Jim Olsen: We suggest what we call Minimal Viable Governance. It’s the minimum you need to do. If you try to start by doing it all, you’re never going to get there.
It’s just like coding. We use an iterative approach now instead of the old waterfall design. Same with governance: get started. Start small with the essentials. That will vary by business. If you’re a financial institution, your minimum level is a little higher than if you’re just protecting your brand.
Get those processes in place, understand what’s there, and then iterate—continue to grow and add. Our solution supports a configurable approach to model lifecycles that doesn’t require writing code or changing the product itself. That enables an iterative process that can evolve.
If a new regulation comes out tomorrow, you can plug it in. The key is: don’t wait. The problem’s only going to get worse. Get started now. Even having any process means you know what’s going on, versus burying your head in the sand and waiting until it bites you.
It’s much harder to unravel it later when there’s a whole bunch of these models out there, versus getting started now when, as the report says, only so many are in production. You want the process in place to help govern that backlog and push good efforts into production.
Personal Background and Closing
Evan Kirstel: Great advice. We’re halfway through the year—I can hardly believe it! What are you up to in the second half? Any travel or events beyond the summer? What’s on your radar?
Jim Olsen: We’re attending a whole bunch of different things. Honestly, I don’t even know all of them because I don’t go to every single one. We just recently went to the CHAI conference at Stanford, talking about AI usage in healthcare.
We’ve got CDAO conferences we’re going to, constantly doing webcasts, and we do our own webinars. I just presented one last week on Agentic AI and what we’re doing there. A lot is still virtual nowadays, but we’re also doing in-person events with conferences that are starting to pick up.
We’re really participating everywhere in a lot of different things.
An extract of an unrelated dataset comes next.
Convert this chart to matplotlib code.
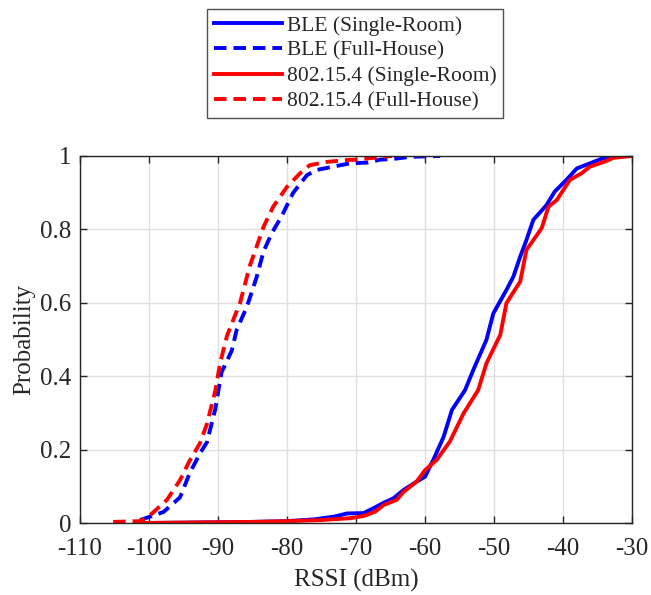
import matplotlib
matplotlib.use("Agg")
import matplotlib.pyplot as plt

plt.rcParams['font.family'] = ['Liberation Serif', 'DejaVu Serif']
plt.rcParams['lines.scale_dashes'] = False

# BLE (Single-Room)
ble_sr_x = [-101, -95, -90, -85, -80, -76, -73, -71.3, -68.9, -67.5, -66.0, -64.6, -63.1, -61.2, -60.0,
            -58.8, -57.3, -56.1, -54.2, -53.0, -51.1, -50.1, -48.2, -47.2, -46.2, -45.3, -44.3,
            -42.4, -41.2, -39.5, -38.0, -36.1, -34.2, -32.2, -30]
ble_sr_y = [0.0, 0.001, 0.002, 0.003, 0.005, 0.01, 0.018, 0.026, 0.027, 0.04, 0.055, 0.067, 0.09, 0.113, 0.126,
            0.172, 0.235, 0.308, 0.362, 0.417, 0.499, 0.571, 0.635, 0.671, 0.726, 0.771, 0.826,
            0.866, 0.903, 0.935, 0.966, 0.98, 0.994, 1.0, 1.0]

# BLE (Full-House)
ble_fh_x = [-101.3, -97.9, -95.5, -94.1, -92.6, -91.6, -90.4, -89.5, -88.0, -87.3, -85.8, -84.4, -83.4,
            -82.2, -80.8, -79.1, -77.1, -75.7, -73.3, -70.9, -68.4, -66.5, -64.6, -62.0, -57.8]
ble_fh_y = [0.008, 0.03, 0.07, 0.136, 0.19, 0.22, 0.31, 0.41, 0.47, 0.526, 0.59, 0.67, 0.74,
            0.79, 0.835, 0.90, 0.948, 0.962, 0.971, 0.98, 0.982, 0.99, 0.992, 0.998, 1.0]

# 802.15.4 (Single-Room)
zb_sr_x = [-101.5, -95, -90, -85, -80, -75, -70.9, -68.9, -67.2, -66.0, -64.1, -63.1, -61.2, -60.0, -58.3,
           -56.4, -54.4, -52.3, -51.1, -49.1, -48.2, -46.2, -45.3, -43.1, -42.1, -40.9, -39.0,
           -37.3, -36.1, -33.9, -32.7, -30]
zb_sr_y = [0.0, 0.001, 0.002, 0.003, 0.005, 0.008, 0.013, 0.019, 0.031, 0.049, 0.063, 0.085, 0.113, 0.144, 0.172,
           0.222, 0.299, 0.362, 0.435, 0.512, 0.599, 0.658, 0.744, 0.803, 0.862, 0.88, 0.935,
           0.953, 0.971, 0.985, 0.995, 1.0]

# 802.15.4 (Full-House)
zb_fh_x = [-105.2, -101.3, -99.9, -97.4, -95.5, -94.1, -92.6, -91.6, -90.4, -89.7, -88.7, -87.8, -86.8,
           -85.4, -84.4, -83.4, -82.0, -80.0, -78.1, -76.7, -74.2, -71.3, -69.9, -66.1, -64.8]
zb_fh_y = [0.003, 0.005, 0.02, 0.063, 0.117, 0.17, 0.218, 0.27, 0.36, 0.435, 0.51, 0.553, 0.6,
           0.70, 0.753, 0.807, 0.862, 0.916, 0.953, 0.975, 0.984, 0.989, 0.99, 0.998, 1.0]

x_ticks = [-110, -100, -90, -80, -70, -60, -50, -40, -30]
y_ticks = [0, 0.2, 0.4, 0.6, 0.8, 1]
y_tick_labels = ['0', '0.2', '0.4', '0.6', '0.8', '1']

fig = plt.figure(figsize=(6.51, 5.95), dpi=100)
ax = fig.add_axes([80/651, 1 - 523/595, (632-80)/651, (523-156)/595])

lw = 2.8
dash = (0, (9, 5))
l1, = ax.plot(ble_sr_x, ble_sr_y, color='#0000ff', lw=lw, label='BLE (Single-Room)')
l2, = ax.plot(ble_fh_x, ble_fh_y, color='#0000ff', lw=lw, ls=dash, label='BLE (Full-House)')
l3, = ax.plot(zb_sr_x, zb_sr_y, color='#ff0000', lw=lw, label='802.15.4 (Single-Room)')
l4, = ax.plot(zb_fh_x, zb_fh_y, color='#ff0000', lw=lw, ls=dash, label='802.15.4 (Full-House)')

ax.set_xlim(-110, -30)
ax.set_ylim(0, 1)
ax.set_xticks(x_ticks)
ax.set_xticklabels([str(t) for t in x_ticks])
ax.set_yticks(y_ticks)
ax.set_yticklabels(y_tick_labels)
ax.grid(True, color='#e0e0e0', lw=1.0)
ax.set_axisbelow(True)
for s in ax.spines.values():
    s.set_color('#262626')
    s.set_linewidth(1.0)
ax.tick_params(direction='in', top=True, right=True, length=5, width=1.0,
               color='#262626', labelsize=18, labelcolor='#262626')
ax.tick_params(axis='x', pad=11)
ax.tick_params(axis='y', pad=6)
ax.set_xlabel('RSSI (dBm)', fontsize=18, color='#262626', labelpad=6)
ax.set_ylabel('Probability', fontsize=18, color='#262626', labelpad=4)

leg = fig.legend(handles=[l1, l2, l3, l4], loc='upper center', bbox_to_anchor=(355/651, 1 - 9/595),
                 fontsize=15.5, frameon=True, fancybox=False, edgecolor='#262626',
                 handlelength=3.2, handletextpad=0.2, borderpad=0.3, labelspacing=0.25,
                 borderaxespad=0)
leg.get_frame().set_linewidth(1.0)
for t in leg.get_texts():
    t.set_color('#262626')

fig.savefig('out.png', dpi=100)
Usually, this is such an iterative space that things come up—you never know where you’re going to go next week, potentially.
Evan Kirstel: Exactly. Speaking of virtual, I’m admiring your real background, not a virtual one. What’s up for the summer in Colorado? Any hiking, fishing, hunting, or birdwatching? What do you get up to there in the woods?
Jim Olsen: Yeah, the wildlife we get to watch right from the deck. We see moose, elk, marmots—everything comes right up. Personally, we have 14 acres here, and there’s a lot of beetle-kill trees, so I’m always working on cleaning that up.
I don’t need a gym membership—I get my workout moving trees around. We also get out into the woods for hiking, take our UTVs around, and just enjoy nature where we can.
Evan Kirstel: Fantastic. Well, thanks for joining and taking some time away from all that. Congratulations on all the success—onwards and upwards!
Jim Olsen: Absolutely. Thank you for taking the time to talk with me today. I really appreciate it.
Evan Kirstel: And thanks everyone for listening, watching, and checking out our new TV show at techimpact.tv, now on Bloomberg and Fox Business. All right, take care.